Around 1968, a group of computer scientists came up with a table that contains all of the symbols the computer can normally produce and assigned a number to each of them. This table is called the ASCII table
[American Standard Code for Information Interchange]. This table contains 256 individual characters. The first half of the ASCII table is standard for all modern day personal computers. Figure 1 shows the entire IBM PC version of the ASCII table.

Figure 1 – Hex IBM PC ASCII Table

In the programming language Java, the ASCII table is being replaced with a table called Unicode. The Unicode table contains the ASCII table as well as many more symbols. It uses a 16-bit byte value and thus has a total capacity of 65,536 symbols.

Strings

    Another useful type is the string. Strings are just a bunch of characters "strung" together. For instance, a single word or part of a word is a string or even an entire sentence or paragraph could be considered a string. Strings are almost always enclosed in quotes in programming languages. Since numbers are considered to also be characters (numbers are included in the ASCII table so they can be a character), a series of numbers could be considered a string.
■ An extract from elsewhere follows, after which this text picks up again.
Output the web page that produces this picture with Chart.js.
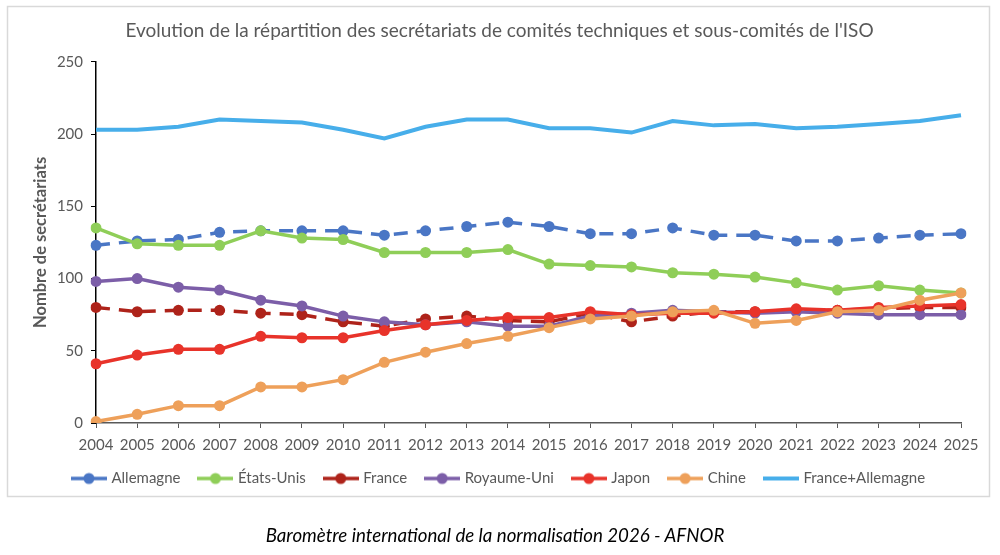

What makes the difference between a number and a string? The quotes. For instance, 123 is an integer, but "123" is a string that contains the characters "1", "2", and "3". Strings are useful in storing things such as names, words, addresses, and so forth.

Others

    Each programming language has different types to represent certain types of information. Some types are difficult to explain until some information is known about the language itself. I'll explain these other types when they are useful to learning about a particular language.